Task to complete
Everything from the first line of the data through the line with "12.0, 14.9, 15.0];" is to be echoed exactly, minus the pictures.

--- start Data block ---

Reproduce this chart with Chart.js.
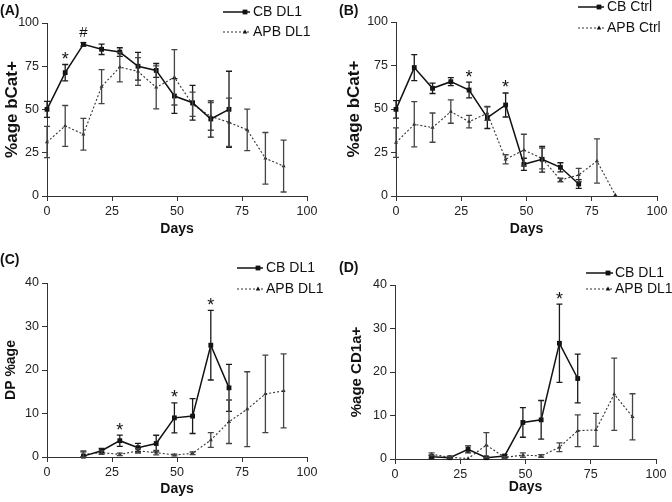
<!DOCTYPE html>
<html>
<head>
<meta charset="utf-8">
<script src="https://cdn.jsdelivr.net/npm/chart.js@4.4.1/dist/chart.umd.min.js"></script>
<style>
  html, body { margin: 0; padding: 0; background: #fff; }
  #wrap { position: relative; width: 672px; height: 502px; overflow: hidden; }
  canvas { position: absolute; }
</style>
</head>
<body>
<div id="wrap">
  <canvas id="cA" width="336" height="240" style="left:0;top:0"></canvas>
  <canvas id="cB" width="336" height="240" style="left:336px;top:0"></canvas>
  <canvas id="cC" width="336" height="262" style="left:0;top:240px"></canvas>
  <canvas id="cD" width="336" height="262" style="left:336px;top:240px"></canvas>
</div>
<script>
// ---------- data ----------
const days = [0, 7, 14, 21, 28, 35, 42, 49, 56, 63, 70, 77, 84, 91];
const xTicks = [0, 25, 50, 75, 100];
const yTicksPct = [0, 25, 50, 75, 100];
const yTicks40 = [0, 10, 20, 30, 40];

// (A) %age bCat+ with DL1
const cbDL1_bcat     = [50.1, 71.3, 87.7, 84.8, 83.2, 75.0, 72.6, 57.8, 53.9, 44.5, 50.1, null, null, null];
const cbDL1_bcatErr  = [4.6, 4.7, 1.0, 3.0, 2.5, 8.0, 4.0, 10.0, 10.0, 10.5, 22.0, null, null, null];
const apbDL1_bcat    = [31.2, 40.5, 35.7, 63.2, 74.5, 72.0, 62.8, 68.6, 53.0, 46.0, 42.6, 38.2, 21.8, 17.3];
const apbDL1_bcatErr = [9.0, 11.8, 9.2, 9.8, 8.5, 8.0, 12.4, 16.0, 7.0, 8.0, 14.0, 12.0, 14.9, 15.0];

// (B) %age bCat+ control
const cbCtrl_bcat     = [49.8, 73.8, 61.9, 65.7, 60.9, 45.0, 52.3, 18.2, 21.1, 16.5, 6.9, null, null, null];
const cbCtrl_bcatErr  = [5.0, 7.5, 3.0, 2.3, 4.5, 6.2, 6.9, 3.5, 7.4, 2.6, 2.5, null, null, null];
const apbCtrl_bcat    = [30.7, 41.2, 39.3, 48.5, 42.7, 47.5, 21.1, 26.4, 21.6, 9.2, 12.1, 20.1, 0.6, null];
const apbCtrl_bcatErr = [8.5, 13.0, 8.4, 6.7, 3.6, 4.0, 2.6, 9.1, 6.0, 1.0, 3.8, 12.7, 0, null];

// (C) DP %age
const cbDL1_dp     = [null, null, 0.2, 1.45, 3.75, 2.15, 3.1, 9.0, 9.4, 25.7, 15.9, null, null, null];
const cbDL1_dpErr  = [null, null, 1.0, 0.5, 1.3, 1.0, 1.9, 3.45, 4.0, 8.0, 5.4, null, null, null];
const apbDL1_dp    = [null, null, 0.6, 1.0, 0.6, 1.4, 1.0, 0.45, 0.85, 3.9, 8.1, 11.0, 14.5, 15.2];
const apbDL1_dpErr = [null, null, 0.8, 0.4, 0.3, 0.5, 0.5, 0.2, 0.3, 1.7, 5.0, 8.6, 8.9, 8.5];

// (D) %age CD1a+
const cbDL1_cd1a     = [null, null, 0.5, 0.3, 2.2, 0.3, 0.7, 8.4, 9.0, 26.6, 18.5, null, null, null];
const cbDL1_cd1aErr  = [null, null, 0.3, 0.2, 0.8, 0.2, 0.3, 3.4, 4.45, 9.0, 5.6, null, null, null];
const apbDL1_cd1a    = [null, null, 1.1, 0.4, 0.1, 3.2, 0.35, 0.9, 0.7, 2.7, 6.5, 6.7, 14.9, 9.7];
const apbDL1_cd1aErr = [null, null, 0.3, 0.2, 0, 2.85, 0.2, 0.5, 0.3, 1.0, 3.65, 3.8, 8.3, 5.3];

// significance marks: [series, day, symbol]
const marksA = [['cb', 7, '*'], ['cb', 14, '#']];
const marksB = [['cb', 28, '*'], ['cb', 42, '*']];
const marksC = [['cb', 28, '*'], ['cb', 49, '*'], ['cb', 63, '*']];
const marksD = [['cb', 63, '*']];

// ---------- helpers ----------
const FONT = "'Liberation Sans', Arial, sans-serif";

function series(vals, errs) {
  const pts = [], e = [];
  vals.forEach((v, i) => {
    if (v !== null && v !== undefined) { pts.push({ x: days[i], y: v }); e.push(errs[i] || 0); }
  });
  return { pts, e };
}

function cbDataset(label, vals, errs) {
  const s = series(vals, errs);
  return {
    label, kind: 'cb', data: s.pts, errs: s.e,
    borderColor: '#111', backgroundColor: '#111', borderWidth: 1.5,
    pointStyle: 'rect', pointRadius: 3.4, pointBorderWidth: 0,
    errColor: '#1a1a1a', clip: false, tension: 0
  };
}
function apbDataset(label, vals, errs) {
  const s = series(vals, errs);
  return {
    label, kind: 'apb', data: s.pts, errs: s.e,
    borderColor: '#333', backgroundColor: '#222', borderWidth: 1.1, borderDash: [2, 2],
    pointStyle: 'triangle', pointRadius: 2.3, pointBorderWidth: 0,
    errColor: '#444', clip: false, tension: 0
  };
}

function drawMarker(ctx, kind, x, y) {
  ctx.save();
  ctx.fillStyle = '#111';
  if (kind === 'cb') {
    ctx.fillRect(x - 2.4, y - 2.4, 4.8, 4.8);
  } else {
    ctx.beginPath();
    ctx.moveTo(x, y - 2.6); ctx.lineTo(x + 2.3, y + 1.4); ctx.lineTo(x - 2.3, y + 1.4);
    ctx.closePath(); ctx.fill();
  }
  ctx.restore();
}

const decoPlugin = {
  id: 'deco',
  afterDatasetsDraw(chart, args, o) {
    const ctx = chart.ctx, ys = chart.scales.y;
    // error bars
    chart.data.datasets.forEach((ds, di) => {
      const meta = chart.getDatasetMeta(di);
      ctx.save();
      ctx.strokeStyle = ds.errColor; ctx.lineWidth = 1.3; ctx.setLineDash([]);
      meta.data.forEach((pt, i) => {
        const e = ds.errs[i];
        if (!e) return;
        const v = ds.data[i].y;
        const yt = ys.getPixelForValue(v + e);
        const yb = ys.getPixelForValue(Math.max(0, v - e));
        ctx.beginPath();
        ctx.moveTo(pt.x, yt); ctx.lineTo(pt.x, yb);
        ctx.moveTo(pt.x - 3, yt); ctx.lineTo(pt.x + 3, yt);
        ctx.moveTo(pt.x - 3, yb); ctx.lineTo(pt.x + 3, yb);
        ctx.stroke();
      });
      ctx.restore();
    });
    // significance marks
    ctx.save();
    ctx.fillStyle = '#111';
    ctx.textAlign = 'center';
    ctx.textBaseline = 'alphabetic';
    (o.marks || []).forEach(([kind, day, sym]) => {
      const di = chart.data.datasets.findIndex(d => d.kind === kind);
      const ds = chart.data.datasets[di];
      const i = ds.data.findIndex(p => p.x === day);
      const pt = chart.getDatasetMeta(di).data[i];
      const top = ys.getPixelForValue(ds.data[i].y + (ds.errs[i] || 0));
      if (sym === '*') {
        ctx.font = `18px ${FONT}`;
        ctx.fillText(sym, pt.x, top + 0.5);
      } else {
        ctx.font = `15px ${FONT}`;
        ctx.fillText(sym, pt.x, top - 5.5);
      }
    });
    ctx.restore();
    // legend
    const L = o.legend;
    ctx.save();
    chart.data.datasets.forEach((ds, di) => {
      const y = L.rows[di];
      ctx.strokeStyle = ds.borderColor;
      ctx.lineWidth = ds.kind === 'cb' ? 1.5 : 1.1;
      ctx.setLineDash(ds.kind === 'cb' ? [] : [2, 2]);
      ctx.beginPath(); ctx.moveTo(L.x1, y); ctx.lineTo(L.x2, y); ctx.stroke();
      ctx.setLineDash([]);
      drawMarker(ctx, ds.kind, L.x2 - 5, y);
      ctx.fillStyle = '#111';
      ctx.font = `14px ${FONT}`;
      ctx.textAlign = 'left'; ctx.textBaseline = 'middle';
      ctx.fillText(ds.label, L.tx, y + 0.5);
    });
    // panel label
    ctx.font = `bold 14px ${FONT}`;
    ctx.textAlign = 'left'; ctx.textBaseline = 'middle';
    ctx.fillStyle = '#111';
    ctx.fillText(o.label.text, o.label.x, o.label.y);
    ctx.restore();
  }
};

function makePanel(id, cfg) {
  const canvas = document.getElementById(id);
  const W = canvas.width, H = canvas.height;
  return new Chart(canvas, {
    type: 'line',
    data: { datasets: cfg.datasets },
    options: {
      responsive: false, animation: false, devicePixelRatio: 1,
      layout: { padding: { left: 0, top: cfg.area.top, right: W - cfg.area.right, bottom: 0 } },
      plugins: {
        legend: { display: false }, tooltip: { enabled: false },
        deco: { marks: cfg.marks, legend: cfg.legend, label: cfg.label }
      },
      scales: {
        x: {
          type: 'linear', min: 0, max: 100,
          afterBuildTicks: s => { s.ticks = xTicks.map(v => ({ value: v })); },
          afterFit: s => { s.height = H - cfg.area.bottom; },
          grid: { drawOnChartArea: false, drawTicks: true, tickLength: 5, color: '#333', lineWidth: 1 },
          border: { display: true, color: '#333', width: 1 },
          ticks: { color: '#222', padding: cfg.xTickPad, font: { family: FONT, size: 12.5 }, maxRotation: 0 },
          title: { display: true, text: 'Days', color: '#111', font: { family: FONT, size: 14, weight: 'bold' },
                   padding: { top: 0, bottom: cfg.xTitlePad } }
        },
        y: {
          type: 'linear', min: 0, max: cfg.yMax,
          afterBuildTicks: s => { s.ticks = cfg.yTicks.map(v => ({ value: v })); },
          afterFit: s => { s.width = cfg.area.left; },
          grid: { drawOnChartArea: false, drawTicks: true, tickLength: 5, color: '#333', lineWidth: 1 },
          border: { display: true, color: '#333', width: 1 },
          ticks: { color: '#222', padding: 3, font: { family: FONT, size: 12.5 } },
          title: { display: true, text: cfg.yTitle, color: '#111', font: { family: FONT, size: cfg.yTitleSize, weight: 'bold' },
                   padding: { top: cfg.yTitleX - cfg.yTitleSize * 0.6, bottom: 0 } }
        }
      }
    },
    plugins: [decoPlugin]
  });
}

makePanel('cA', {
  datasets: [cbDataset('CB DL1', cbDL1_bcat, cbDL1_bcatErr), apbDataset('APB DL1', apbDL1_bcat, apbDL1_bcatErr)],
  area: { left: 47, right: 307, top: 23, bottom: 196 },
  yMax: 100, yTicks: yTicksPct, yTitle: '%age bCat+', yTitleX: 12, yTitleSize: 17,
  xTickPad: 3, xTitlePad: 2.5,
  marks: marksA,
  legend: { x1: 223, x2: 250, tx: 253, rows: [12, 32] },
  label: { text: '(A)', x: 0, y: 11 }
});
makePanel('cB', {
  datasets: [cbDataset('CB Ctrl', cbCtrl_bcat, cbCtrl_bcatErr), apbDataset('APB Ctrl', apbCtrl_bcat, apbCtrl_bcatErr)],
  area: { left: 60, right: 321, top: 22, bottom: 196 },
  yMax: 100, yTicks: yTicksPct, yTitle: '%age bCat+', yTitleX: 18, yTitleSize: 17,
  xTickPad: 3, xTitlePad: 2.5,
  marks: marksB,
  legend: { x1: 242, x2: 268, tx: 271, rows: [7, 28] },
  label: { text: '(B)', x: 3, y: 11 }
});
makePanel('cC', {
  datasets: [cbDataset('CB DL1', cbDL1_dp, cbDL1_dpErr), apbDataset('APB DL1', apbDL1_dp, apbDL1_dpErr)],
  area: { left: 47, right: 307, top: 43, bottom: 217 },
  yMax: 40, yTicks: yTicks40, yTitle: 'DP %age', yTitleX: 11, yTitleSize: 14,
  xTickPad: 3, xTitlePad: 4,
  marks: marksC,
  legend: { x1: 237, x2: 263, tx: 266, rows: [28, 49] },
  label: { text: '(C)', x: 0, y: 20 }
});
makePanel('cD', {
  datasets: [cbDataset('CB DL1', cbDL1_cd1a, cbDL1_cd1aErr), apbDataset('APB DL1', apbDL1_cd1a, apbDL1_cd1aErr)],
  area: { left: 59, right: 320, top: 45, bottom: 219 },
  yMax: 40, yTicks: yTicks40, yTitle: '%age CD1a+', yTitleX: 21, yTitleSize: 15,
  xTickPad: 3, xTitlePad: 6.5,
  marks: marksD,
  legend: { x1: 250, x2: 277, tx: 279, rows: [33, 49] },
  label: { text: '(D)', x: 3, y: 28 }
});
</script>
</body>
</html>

--- end Data block ---

Written response
Reproduce this chart with Chart.js.
<!DOCTYPE html>
<html>
<head>
<meta charset="utf-8">
<script src="https://cdn.jsdelivr.net/npm/chart.js@4.4.1/dist/chart.umd.min.js"></script>
<style>
  html, body { margin: 0; padding: 0; background: #fff; }
  #wrap { position: relative; width: 672px; height: 502px; overflow: hidden; }
  canvas { position: absolute; }
</style>
</head>
<body>
<div id="wrap">
  <canvas id="cA" width="336" height="240" style="left:0;top:0"></canvas>
  <canvas id="cB" width="336" height="240" style="left:336px;top:0"></canvas>
  <canvas id="cC" width="336" height="262" style="left:0;top:240px"></canvas>
  <canvas id="cD" width="336" height="262" style="left:336px;top:240px"></canvas>
</div>
<script>
// ---------- data ----------
const days = [0, 7, 14, 21, 28, 35, 42, 49, 56, 63, 70, 77, 84, 91];
const xTicks = [0, 25, 50, 75, 100];
const yTicksPct = [0, 25, 50, 75, 100];
const yTicks40 = [0, 10, 20, 30, 40];

// (A) %age bCat+ with DL1
const cbDL1_bcat     = [50.1, 71.3, 87.7, 84.8, 83.2, 75.0, 72.6, 57.8, 53.9, 44.5, 50.1, null, null, null];
const cbDL1_bcatErr  = [4.6, 4.7, 1.0, 3.0, 2.5, 8.0, 4.0, 10.0, 10.0, 10.5, 22.0, null, null, null];
const apbDL1_bcat    = [31.2, 40.5, 35.7, 63.2, 74.5, 72.0, 62.8, 68.6, 53.0, 46.0, 42.6, 38.2, 21.8, 17.3];
const apbDL1_bcatErr = [9.0, 11.8, 9.2, 9.8, 8.5, 8.0, 12.4, 16.0, 7.0, 8.0, 14.0, 12.0, 14.9, 15.0];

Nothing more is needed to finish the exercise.